▸ Exercise goal
Drop the pictures, then extract the listing word for word.

▸ Data shown
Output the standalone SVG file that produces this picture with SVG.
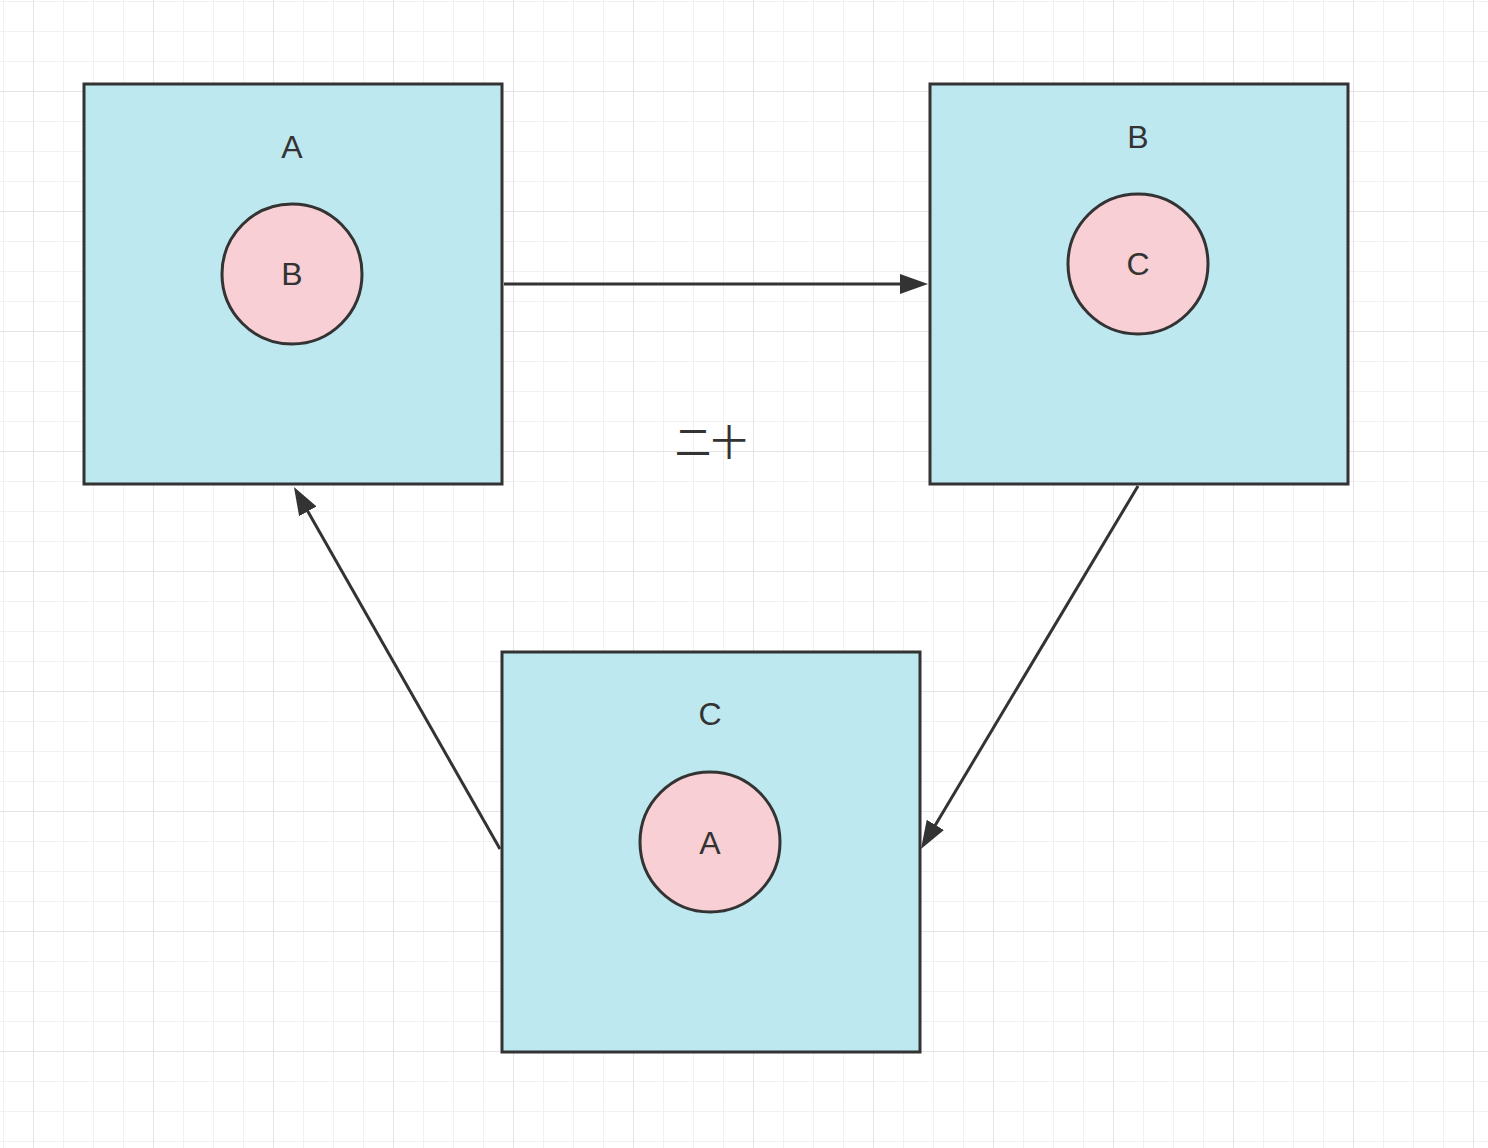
<svg xmlns="http://www.w3.org/2000/svg" width="1488" height="1148" viewBox="0 0 1488 1148">
  <defs>
    <pattern id="minor" patternUnits="userSpaceOnUse" x="3" y="1" width="30" height="30">
      <rect x="0" y="0" width="1" height="30" fill="#f1f1f1"/>
      <rect x="0" y="0" width="30" height="1" fill="#f1f1f1"/>
    </pattern>
    <pattern id="major" patternUnits="userSpaceOnUse" x="33" y="91" width="120" height="120">
      <rect x="0" y="0" width="1" height="120" fill="#e4e4e4"/>
      <rect x="0" y="0" width="120" height="1" fill="#e4e4e4"/>
    </pattern>
    <marker id="arrow" markerUnits="userSpaceOnUse" markerWidth="28" markerHeight="20" viewBox="0 0 28 20" refX="18" refY="10" orient="auto">
      <path d="M0,0 L28,10 L0,20 Z" fill="#333333"/>
    </marker>
    <style>
      .box { fill: #bee8ef; stroke: #333333; stroke-width: 3; }
      .circ { fill: #f7cfd4; stroke: #333333; stroke-width: 3; }
      .lbl { font-family: "Liberation Sans", "Noto Sans CJK SC", sans-serif; font-size: 32px; fill: #333333; text-anchor: middle; }
      .conn { stroke: #333333; stroke-width: 3; fill: none; marker-end: url(#arrow); }
    </style>
  </defs>
  <rect width="1488" height="1148" fill="#ffffff"/>
  <rect width="1488" height="1148" fill="url(#minor)"/>
  <rect width="1488" height="1148" fill="url(#major)"/>

  <g id="node-A">
    <rect class="box" x="84" y="84" width="418" height="400"/>
    <text class="lbl" x="292" y="158">A</text>
    <circle class="circ" cx="292" cy="274" r="70"/>
    <text class="lbl" x="292" y="285">B</text>
  </g>
  <g id="node-B">
    <rect class="box" x="930" y="84" width="418" height="400"/>
    <text class="lbl" x="1138" y="148">B</text>
    <circle class="circ" cx="1138" cy="264" r="70"/>
    <text class="lbl" x="1138" y="275">C</text>
  </g>
  <g id="node-C">
    <rect class="box" x="502" y="652" width="418" height="400"/>
    <text class="lbl" x="710" y="725">C</text>
    <circle class="circ" cx="710" cy="842" r="70"/>
    <text class="lbl" x="710" y="854">A</text>
  </g>
  <g id="label-center">
    <text class="lbl" x="711" y="456" style="font-size:36px">二十</text>
  </g>

  <g id="connectors">
    <line class="conn" x1="504" y1="284" x2="918" y2="284"/>
    <line class="conn" x1="1138" y1="486" x2="926.1" y2="840.4"/>
    <line class="conn" x1="500" y1="849" x2="298.9" y2="495.7"/>
  </g>
</svg>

▸ Result of the exercise
Output the standalone SVG file that produces this picture with SVG.
<svg xmlns="http://www.w3.org/2000/svg" width="1488" height="1148" viewBox="0 0 1488 1148">
  <defs>
    <pattern id="minor" patternUnits="userSpaceOnUse" x="3" y="1" width="30" height="30">
      <rect x="0" y="0" width="1" height="30" fill="#f1f1f1"/>
      <rect x="0" y="0" width="30" height="1" fill="#f1f1f1"/>
    </pattern>
    <pattern id="major" patternUnits="userSpaceOnUse" x="33" y="91" width="120" height="120">
      <rect x="0" y="0" width="1" height="120" fill="#e4e4e4"/>
      <rect x="0" y="0" width="120" height="1" fill="#e4e4e4"/>
    </pattern>
    <marker id="arrow" markerUnits="userSpaceOnUse" markerWidth="28" markerHeight="20" viewBox="0 0 28 20" refX="18" refY="10" orient="auto">
      <path d="M0,0 L28,10 L0,20 Z" fill="#333333"/>
    </marker>
    <style>
      .box { fill: #bee8ef; stroke: #333333; stroke-width: 3; }
      .circ { fill: #f7cfd4; stroke: #333333; stroke-width: 3; }
      .lbl { font-family: "Liberation Sans", "Noto Sans CJK SC", sans-serif; font-size: 32px; fill: #333333; text-anchor: middle; }
      .conn { stroke: #333333; stroke-width: 3; fill: none; marker-end: url(#arrow); }
    </style>
  </defs>
  <rect width="1488" height="1148" fill="#ffffff"/>
  <rect width="1488" height="1148" fill="url(#minor)"/>
  <rect width="1488" height="1148" fill="url(#major)"/>

  <g id="node-A">
    <rect class="box" x="84" y="84" width="418" height="400"/>
    <text class="lbl" x="292" y="158">A</text>
    <circle class="circ" cx="292" cy="274" r="70"/>
    <text class="lbl" x="292" y="285">B</text>
  </g>
  <g id="node-B">
    <rect class="box" x="930" y="84" width="418" height="400"/>
    <text class="lbl" x="1138" y="148">B</text>
    <circle class="circ" cx="1138" cy="264" r="70"/>
    <text class="lbl" x="1138" y="275">C</text>
  </g>
  <g id="node-C">
    <rect class="box" x="502" y="652" width="418" height="400"/>
    <text class="lbl" x="710" y="725">C</text>
    <circle class="circ" cx="710" cy="842" r="70"/>
    <text class="lbl" x="710" y="854">A</text>
  </g>
  <g id="label-center">
    <text class="lbl" x="711" y="456" style="font-size:36px">二十</text>
  </g>

  <g id="connectors">
    <line class="conn" x1="504" y1="284" x2="918" y2="284"/>
    <line class="conn" x1="1138" y1="486" x2="926.1" y2="840.4"/>
    <line class="conn" x1="500" y1="849" x2="298.9" y2="495.7"/>
  </g>
</svg>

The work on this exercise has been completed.